Every line below that holds the string "with" should be copied out.
begin Material to process
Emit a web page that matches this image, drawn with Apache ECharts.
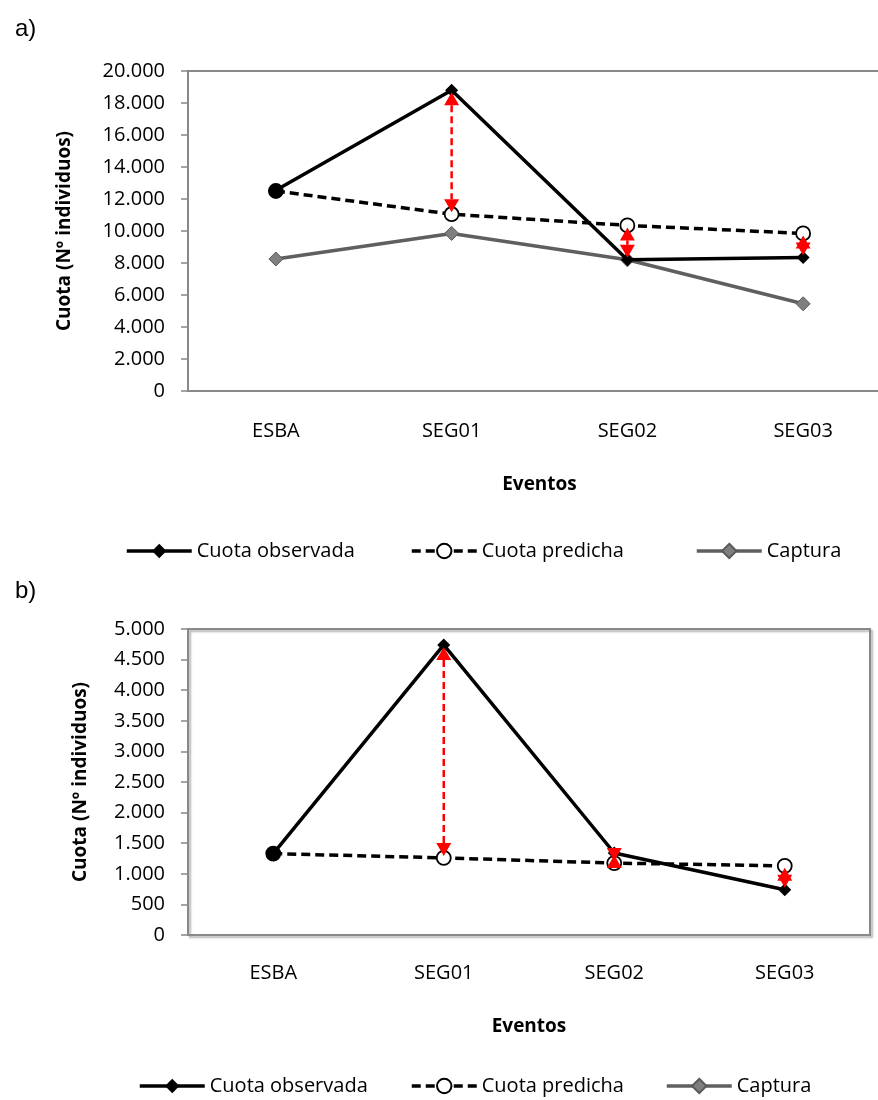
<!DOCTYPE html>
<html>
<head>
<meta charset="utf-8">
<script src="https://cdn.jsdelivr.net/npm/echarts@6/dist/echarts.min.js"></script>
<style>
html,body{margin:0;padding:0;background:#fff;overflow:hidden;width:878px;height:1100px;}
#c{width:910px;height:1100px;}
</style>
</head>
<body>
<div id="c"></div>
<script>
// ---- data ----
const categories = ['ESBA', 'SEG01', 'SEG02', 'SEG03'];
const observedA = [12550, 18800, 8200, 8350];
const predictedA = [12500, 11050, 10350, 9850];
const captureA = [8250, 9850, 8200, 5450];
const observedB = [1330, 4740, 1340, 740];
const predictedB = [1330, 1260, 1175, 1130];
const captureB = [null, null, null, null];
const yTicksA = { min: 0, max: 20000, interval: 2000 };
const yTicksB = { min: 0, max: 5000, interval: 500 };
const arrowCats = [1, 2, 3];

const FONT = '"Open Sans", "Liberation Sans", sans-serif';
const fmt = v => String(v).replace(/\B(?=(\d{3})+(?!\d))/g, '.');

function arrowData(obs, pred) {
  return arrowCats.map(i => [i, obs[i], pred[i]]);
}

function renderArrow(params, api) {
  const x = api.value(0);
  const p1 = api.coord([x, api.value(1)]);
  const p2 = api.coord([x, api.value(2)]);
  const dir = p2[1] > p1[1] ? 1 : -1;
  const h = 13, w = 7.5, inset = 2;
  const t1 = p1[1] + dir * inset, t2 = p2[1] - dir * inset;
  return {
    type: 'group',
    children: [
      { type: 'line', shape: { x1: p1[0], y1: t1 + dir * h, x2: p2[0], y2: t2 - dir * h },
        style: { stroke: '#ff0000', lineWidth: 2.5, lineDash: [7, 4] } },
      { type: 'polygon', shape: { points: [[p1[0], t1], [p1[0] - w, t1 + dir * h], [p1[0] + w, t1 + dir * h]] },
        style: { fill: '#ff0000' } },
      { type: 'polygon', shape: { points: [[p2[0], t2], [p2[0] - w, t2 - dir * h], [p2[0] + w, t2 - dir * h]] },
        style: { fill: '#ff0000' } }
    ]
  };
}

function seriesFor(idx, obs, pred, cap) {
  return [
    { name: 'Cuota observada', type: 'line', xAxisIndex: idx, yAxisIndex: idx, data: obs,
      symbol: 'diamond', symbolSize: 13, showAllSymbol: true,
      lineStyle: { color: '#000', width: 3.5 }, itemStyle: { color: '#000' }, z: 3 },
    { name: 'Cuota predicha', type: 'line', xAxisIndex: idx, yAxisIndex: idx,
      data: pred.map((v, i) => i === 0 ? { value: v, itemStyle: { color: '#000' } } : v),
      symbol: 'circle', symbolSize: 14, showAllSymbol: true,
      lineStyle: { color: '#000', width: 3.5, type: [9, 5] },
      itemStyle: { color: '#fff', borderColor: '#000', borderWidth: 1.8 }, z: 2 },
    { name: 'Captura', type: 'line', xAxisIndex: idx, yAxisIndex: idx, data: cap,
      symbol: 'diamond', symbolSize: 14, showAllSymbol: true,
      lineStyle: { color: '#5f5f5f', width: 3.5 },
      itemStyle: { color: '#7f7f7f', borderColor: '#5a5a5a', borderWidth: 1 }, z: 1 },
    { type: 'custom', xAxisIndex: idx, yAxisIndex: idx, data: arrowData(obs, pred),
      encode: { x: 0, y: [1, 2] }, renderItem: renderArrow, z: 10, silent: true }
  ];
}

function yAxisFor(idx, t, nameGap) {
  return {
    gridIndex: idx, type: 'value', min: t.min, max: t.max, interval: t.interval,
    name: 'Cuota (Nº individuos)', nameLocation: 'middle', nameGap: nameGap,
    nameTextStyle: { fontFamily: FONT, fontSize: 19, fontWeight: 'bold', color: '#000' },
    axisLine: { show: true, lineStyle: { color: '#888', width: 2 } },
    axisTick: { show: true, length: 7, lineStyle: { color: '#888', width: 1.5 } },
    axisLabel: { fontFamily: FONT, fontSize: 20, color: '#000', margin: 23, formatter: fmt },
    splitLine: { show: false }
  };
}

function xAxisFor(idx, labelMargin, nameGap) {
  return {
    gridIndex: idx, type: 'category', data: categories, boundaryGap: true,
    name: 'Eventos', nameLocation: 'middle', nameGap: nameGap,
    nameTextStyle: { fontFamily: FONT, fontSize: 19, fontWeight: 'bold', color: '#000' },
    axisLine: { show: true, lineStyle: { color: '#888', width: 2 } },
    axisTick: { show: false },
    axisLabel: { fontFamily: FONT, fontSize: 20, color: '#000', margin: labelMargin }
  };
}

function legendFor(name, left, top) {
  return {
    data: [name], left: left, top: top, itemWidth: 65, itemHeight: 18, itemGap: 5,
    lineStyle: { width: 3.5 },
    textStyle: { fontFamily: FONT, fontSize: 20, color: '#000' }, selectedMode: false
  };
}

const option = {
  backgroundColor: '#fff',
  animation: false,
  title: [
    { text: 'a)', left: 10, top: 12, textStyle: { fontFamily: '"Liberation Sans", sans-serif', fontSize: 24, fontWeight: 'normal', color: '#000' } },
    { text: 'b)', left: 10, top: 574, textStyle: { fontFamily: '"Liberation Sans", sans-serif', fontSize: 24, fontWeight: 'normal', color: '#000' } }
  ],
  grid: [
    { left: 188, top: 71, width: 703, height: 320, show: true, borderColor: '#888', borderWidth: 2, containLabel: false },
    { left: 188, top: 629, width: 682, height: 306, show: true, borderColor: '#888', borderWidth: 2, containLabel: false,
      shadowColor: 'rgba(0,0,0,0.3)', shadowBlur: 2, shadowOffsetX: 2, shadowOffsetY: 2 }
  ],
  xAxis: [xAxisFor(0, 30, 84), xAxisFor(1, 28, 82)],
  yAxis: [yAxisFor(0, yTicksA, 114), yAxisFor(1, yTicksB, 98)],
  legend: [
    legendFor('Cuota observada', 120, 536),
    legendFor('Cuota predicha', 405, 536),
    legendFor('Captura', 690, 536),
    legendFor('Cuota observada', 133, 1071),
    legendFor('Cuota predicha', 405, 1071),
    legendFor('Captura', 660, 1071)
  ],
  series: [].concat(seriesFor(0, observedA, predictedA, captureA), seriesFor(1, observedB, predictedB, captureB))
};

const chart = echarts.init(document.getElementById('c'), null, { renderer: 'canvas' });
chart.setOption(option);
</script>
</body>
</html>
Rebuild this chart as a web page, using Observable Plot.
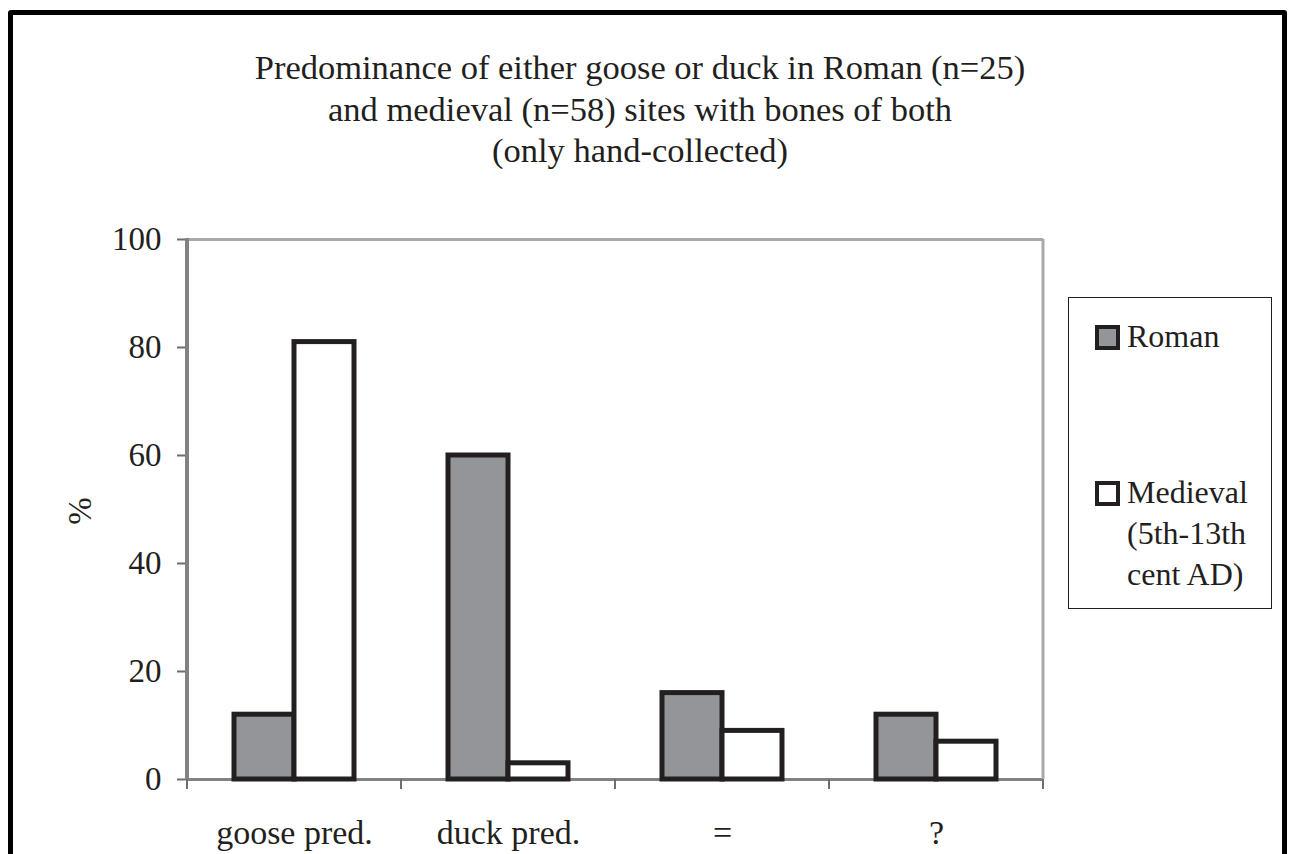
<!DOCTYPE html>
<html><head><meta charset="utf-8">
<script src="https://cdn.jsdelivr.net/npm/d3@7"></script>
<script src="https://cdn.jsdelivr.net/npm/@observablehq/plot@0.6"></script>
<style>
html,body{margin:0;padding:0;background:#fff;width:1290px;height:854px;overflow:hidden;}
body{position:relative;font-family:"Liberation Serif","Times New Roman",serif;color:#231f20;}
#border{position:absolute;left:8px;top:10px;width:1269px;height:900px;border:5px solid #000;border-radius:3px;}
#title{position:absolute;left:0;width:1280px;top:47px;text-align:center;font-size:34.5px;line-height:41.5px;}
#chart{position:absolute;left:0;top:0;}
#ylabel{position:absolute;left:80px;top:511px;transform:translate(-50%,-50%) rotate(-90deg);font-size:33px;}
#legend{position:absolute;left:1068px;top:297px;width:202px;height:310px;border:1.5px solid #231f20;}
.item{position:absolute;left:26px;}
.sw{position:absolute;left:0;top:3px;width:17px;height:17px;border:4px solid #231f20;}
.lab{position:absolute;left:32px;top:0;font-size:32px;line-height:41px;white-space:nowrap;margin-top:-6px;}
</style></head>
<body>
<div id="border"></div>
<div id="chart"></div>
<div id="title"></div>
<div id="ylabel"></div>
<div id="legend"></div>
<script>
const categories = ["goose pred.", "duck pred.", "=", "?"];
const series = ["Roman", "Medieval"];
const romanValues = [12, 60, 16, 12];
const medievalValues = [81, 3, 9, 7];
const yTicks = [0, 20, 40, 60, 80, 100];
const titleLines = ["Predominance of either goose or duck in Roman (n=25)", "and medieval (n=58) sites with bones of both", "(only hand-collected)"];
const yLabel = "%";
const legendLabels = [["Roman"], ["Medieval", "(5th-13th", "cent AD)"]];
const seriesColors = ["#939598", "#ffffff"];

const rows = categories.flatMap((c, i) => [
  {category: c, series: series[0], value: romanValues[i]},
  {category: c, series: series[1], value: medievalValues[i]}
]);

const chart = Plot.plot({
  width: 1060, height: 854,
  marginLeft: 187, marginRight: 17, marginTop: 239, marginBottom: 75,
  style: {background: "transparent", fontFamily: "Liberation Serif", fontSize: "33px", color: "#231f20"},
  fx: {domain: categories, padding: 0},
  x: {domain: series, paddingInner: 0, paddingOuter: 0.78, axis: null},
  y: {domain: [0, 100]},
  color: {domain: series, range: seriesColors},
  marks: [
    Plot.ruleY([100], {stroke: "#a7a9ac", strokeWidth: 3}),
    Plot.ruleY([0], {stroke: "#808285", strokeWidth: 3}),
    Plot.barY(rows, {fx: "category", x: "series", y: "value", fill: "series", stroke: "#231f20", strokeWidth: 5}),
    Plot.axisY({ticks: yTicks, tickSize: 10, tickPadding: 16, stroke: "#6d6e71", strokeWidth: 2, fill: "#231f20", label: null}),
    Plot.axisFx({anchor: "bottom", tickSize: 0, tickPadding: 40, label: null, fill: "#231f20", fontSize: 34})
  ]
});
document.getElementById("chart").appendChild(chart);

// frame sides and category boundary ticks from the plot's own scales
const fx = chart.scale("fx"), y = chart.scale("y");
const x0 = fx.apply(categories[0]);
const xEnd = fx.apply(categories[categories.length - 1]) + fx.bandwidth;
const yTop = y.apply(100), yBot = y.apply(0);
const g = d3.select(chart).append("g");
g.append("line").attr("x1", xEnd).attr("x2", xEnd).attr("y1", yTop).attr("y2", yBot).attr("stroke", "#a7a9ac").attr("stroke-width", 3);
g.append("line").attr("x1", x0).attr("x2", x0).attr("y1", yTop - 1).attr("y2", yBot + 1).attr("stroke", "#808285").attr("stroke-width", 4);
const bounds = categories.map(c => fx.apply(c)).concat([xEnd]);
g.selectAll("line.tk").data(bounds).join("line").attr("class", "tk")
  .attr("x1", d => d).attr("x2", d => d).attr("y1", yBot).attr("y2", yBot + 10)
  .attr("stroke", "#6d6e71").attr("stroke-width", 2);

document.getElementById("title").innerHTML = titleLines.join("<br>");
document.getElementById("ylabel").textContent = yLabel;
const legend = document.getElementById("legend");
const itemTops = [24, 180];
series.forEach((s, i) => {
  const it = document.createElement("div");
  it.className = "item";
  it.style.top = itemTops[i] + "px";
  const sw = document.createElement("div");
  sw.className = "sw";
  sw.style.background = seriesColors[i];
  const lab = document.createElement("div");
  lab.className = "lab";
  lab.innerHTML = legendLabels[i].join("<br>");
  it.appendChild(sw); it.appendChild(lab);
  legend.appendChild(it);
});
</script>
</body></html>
end Material to process
- _Answer below_
Emit a web page that matches this image, drawn with Apache ECharts.
const titleLines = ["Predominance of either goose or duck in Roman (n=25)", "and medieval (n=58) sites with bones of both", "(only hand-collected)"];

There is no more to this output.